I make eye-contact with the mother behind me, and we silently exchange "Is this really happening?" looks. Being alone (and quite non-confrontational), I wasn't going to say anything, but the mother behind me sure as heck was.
"Excuse me, but you have to wait in line," she said, gesturing to the 30 or so people queued behind us.
"No!" Tracksuit Lady snapped. "I was told to come to the front of the line!"
"I don't think so, everybody has to wait in line," the mother of the boys continued politely, but firmly.
"No! Listen, if you want to talk to the examiner I was just with, he told me to come to the front!"
"Are you sure he didn't mean the front area?" The mother asked, gesturing to the area where the line had accumulated.
"No." Tracksuit Lady then turned, and refused to acknowledge the mother any further.

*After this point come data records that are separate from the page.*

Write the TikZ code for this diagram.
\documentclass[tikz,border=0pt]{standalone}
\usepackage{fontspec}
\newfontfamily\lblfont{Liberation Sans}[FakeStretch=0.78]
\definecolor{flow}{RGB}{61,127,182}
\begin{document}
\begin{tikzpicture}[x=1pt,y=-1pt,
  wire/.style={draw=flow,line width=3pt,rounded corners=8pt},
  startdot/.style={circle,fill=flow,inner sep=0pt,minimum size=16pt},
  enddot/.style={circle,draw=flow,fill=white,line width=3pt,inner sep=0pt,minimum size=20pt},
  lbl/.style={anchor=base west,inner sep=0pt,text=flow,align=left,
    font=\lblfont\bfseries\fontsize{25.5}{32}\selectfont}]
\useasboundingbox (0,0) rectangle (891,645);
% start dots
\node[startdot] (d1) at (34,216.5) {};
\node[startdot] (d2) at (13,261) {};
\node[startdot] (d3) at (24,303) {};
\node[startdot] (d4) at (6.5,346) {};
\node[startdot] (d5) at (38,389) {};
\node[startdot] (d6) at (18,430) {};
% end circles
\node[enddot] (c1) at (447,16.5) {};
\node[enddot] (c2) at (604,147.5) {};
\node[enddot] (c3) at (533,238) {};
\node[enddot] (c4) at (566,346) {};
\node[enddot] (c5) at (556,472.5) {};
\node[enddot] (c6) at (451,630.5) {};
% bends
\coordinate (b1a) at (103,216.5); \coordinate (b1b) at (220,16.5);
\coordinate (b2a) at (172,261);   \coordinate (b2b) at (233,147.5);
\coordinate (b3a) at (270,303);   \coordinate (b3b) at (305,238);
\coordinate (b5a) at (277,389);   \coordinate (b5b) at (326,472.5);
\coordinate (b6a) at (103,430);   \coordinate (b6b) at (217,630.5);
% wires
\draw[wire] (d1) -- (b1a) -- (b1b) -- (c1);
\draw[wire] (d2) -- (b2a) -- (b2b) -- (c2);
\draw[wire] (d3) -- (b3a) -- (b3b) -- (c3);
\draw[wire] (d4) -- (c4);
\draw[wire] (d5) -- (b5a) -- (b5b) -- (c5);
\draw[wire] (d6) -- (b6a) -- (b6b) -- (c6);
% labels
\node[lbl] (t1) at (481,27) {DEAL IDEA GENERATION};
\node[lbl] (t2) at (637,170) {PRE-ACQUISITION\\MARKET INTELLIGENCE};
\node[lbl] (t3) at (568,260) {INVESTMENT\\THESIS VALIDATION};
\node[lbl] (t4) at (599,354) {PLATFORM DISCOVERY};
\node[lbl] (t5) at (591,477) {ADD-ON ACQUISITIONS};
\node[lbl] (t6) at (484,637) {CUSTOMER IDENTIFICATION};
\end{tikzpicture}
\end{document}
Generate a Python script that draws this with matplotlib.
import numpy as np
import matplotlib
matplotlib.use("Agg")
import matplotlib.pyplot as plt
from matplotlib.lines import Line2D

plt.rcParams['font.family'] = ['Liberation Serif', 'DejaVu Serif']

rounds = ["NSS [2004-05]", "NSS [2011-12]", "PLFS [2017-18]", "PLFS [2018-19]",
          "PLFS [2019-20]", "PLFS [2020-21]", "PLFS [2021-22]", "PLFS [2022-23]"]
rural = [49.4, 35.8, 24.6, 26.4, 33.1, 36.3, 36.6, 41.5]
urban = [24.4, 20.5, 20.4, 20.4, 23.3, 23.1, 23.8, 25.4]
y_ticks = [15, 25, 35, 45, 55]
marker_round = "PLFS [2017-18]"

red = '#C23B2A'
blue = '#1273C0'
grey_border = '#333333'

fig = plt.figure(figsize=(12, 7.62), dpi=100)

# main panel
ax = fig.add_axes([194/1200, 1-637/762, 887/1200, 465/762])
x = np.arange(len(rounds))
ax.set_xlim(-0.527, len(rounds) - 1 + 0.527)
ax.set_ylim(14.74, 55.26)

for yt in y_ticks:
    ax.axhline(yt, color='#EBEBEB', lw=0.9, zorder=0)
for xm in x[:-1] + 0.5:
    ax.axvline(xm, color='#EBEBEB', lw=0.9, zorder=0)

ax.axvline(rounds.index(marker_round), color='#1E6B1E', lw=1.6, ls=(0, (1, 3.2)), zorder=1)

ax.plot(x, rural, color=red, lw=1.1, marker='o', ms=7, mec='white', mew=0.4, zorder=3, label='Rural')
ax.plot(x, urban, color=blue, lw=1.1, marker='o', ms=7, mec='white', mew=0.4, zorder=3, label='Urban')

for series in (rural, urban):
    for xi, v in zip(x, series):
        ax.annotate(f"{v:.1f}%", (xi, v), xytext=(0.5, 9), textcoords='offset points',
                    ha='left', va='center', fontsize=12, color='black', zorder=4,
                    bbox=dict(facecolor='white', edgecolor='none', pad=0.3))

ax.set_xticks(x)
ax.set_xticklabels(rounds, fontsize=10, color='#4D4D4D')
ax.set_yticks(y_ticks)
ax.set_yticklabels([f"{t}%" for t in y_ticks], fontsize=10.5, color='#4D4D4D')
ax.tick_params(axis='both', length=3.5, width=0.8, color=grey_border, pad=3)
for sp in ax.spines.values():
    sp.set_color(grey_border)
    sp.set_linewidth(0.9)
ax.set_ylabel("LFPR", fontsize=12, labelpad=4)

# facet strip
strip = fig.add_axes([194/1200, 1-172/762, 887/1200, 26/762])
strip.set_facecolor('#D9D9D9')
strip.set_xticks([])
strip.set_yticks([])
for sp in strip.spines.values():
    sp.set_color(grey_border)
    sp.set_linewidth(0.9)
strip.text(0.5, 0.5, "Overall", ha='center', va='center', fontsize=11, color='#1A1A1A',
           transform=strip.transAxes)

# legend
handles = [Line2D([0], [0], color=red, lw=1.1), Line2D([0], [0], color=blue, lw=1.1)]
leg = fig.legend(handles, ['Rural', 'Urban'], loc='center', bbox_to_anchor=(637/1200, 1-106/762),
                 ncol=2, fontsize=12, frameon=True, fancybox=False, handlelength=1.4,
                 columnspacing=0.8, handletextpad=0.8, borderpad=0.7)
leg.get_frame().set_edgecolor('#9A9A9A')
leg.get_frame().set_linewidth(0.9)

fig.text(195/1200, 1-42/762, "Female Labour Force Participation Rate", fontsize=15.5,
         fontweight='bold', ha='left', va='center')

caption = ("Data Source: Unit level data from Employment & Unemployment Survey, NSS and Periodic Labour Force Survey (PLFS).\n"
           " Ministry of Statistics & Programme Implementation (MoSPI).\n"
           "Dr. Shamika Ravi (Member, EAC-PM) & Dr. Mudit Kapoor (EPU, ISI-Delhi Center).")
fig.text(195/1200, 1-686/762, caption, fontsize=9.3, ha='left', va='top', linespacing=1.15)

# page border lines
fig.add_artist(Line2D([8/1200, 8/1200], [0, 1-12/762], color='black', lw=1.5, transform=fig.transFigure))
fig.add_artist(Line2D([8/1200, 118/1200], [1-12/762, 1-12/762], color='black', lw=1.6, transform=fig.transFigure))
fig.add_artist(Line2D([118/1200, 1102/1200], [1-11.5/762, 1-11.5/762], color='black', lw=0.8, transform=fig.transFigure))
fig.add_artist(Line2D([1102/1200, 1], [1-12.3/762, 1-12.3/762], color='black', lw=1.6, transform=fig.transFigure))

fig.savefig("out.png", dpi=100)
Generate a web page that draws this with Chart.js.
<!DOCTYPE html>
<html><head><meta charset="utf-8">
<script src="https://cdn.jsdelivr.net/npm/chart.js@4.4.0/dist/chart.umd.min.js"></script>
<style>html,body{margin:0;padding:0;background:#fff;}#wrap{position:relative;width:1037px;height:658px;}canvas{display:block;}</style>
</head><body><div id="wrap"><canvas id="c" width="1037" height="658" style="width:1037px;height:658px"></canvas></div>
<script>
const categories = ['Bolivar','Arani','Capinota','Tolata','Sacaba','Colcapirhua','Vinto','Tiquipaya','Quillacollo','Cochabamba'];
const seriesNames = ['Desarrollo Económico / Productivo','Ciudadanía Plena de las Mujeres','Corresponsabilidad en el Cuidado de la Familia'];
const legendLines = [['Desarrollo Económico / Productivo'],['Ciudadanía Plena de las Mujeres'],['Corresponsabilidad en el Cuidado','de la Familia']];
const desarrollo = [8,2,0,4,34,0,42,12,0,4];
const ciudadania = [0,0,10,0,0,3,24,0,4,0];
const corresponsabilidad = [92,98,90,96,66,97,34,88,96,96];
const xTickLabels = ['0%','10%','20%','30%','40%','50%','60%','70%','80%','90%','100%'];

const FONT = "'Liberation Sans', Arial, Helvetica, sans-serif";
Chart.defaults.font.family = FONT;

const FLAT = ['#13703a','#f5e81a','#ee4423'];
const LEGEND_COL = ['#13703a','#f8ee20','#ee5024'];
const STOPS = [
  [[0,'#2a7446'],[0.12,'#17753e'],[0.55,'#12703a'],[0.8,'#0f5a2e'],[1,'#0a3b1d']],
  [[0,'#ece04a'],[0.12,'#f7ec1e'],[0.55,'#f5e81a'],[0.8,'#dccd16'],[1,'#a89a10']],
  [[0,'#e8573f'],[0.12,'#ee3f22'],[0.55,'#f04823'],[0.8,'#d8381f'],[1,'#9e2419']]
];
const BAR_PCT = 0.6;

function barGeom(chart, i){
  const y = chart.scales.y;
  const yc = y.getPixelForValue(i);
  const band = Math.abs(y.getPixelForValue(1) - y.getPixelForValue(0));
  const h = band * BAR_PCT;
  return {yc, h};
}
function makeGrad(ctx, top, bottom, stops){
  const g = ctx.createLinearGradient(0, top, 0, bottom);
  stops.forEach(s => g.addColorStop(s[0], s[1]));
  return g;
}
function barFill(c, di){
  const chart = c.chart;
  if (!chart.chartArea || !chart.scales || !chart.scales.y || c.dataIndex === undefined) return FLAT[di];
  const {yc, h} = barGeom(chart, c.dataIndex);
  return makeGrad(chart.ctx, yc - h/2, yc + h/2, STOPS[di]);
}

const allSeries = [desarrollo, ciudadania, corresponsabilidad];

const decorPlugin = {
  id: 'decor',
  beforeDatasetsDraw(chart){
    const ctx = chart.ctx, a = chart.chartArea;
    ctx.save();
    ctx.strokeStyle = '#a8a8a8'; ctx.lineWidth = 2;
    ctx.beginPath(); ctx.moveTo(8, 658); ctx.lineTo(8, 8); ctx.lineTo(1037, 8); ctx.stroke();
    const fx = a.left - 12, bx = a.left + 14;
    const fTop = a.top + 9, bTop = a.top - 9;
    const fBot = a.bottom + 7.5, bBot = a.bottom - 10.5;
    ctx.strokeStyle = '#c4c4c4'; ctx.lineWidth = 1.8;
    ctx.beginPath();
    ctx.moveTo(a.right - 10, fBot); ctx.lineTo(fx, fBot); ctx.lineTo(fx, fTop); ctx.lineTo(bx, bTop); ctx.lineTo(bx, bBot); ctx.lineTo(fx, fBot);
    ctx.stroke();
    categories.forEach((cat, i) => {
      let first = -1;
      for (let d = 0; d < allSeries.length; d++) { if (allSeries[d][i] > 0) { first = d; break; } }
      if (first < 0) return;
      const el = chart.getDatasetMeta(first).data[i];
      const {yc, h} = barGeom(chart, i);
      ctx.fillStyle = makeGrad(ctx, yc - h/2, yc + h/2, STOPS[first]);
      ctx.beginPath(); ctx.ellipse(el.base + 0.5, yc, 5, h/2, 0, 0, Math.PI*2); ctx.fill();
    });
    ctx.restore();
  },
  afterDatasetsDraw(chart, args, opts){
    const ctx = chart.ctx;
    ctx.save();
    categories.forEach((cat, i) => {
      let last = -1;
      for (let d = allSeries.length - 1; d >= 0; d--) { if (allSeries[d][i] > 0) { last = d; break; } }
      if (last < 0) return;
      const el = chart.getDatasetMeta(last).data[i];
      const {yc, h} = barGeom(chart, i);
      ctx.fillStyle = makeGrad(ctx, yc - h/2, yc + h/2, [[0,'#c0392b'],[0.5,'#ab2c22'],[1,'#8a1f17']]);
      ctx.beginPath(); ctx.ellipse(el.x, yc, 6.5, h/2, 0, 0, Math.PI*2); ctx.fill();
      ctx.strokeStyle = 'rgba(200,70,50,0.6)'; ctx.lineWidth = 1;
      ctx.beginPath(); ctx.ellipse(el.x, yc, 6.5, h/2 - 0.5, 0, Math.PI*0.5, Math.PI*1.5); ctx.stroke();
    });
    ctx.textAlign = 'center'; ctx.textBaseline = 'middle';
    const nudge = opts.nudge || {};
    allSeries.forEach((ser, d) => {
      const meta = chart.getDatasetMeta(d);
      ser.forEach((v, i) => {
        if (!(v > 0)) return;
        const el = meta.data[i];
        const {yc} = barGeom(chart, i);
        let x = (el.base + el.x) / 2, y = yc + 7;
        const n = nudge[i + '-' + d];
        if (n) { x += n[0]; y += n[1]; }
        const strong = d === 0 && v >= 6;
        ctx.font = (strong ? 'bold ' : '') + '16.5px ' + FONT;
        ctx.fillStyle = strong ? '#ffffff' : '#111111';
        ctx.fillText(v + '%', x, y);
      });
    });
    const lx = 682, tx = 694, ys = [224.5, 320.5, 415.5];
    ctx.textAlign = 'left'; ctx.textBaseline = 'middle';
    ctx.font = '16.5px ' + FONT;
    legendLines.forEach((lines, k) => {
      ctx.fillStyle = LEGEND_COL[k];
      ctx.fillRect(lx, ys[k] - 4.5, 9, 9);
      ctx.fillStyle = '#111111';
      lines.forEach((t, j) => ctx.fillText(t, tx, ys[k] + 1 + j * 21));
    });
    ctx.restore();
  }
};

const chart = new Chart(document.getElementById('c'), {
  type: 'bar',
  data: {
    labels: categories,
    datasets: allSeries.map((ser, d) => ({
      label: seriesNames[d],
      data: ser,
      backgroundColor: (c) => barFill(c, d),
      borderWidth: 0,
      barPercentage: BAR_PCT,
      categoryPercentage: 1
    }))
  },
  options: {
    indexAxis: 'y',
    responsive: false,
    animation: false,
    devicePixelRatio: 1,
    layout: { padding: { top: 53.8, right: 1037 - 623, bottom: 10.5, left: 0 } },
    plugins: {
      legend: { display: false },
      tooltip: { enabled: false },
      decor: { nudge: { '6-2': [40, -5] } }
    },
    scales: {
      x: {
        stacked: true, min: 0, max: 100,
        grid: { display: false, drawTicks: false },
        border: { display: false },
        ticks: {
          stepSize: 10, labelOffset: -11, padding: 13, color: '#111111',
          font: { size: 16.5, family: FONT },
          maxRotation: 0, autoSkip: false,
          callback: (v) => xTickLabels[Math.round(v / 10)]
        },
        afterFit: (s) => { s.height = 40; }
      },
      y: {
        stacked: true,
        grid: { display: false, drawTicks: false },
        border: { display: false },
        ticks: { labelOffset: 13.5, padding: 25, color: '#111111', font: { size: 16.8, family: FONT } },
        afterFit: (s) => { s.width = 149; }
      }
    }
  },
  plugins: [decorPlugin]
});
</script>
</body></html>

I was now enraged. Even if it was the case that she was told to bypass the line (which I seriously doubted, as I had not seen anyone do that in the hour that I had been waiting), there was surely a more polite way to inform people.
The mother turned to me and said (in a voice loud enough for Tracksuit to hear), "Some people are so ignorant."
"Sometimes ignorance can't be helped. I mean, look at that fake Coach bag she's carrying. They're not even C's, they're E's."

A little wicked, yes. And yes, Tracksuit did turn around and give me the Stare of Death. But clearly she wasn't going to be swayed from cutting the line, so I had to hit her where it hurts - her handbag!